* Start *

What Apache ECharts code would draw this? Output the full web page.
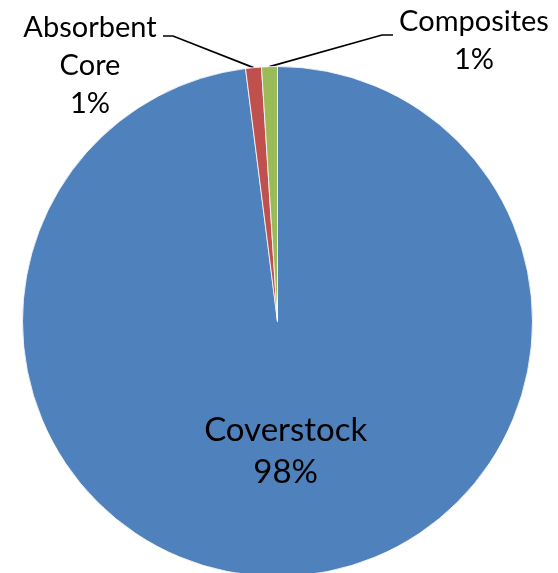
<!DOCTYPE html>
<html>
<head>
<meta charset="utf-8">
<script src="https://cdn.jsdelivr.net/npm/echarts@6/dist/echarts.min.js"></script>
<style>
  html, body { margin: 0; padding: 0; background: #fff; }
  #chart { width: 558px; height: 573px; }
</style>
</head>
<body>
<div id="chart"></div>
<script>
// Material share by component
const categories = ['Coverstock', 'Absorbent Core', 'Composites'];
const shares = [98, 1, 1];
const colors = ['#4F81BD', '#C0504D', '#9BBB59'];

const chart = echarts.init(document.getElementById('chart'), null, { renderer: 'canvas' });

const data = categories.map((name, i) => ({
  name: name,
  value: shares[i],
  itemStyle: { color: colors[i] },
  label: i === 0
    ? { position: 'inside', fontSize: 33, lineHeight: 42 }
    : { position: 'outside', fontSize: 29, lineHeight: 38 }
}));

// Outside label anchors: text centre and the elbow of each leader line
const outsideLabels = {
  1: { x: 90, y: 66, elbow: [173, 36], end: [163, 36] },
  2: { x: 474, y: 41, elbow: [382, 35], end: [393, 35] }
};

chart.setOption({
  animation: false,
  backgroundColor: '#ffffff',
  series: [{
    type: 'pie',
    center: [277.5, 321.5],
    radius: 255,
    startAngle: 90,
    clockwise: true,
    avoidLabelOverlap: false,
    silent: true,
    data: data,
    itemStyle: { borderColor: '#ffffff', borderWidth: 0.8 },
    label: {
      color: '#000000',
      fontFamily: 'Lato, "Liberation Sans", sans-serif',
      align: 'center',
      formatter: p => p.name.replace(' ', '\n') + '\n' + Math.round(p.percent) + '%'
    },
    labelLine: {
      show: true,
      length: 20,
      length2: 10,
      lineStyle: { color: '#000000', width: 1.7 }
    },
    labelLayout: function (params) {
      const cfg = outsideLabels[params.dataIndex];
      if (!cfg) return {};
      const start = params.labelLinePoints ? params.labelLinePoints[0] : cfg.elbow;
      return {
        x: cfg.x,
        y: cfg.y,
        align: 'center',
        verticalAlign: 'middle',
        labelLinePoints: [start, cfg.elbow, cfg.end]
      };
    }
  }]
});
</script>
</body>
</html>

* End *

§ **What the task requires**: Return only the lines running from the top of the data to the line that holds "const colors = ['#4F81BD', '#C0504D', '#9BBB59'];". Include both of those lines, but skip the pictures.

§ **Exercise solution**:
What Apache ECharts code would draw this? Output the full web page.
<!DOCTYPE html>
<html>
<head>
<meta charset="utf-8">
<script src="https://cdn.jsdelivr.net/npm/echarts@6/dist/echarts.min.js"></script>
<style>
  html, body { margin: 0; padding: 0; background: #fff; }
  #chart { width: 558px; height: 573px; }
</style>
</head>
<body>
<div id="chart"></div>
<script>
// Material share by component
const categories = ['Coverstock', 'Absorbent Core', 'Composites'];
const shares = [98, 1, 1];
const colors = ['#4F81BD', '#C0504D', '#9BBB59'];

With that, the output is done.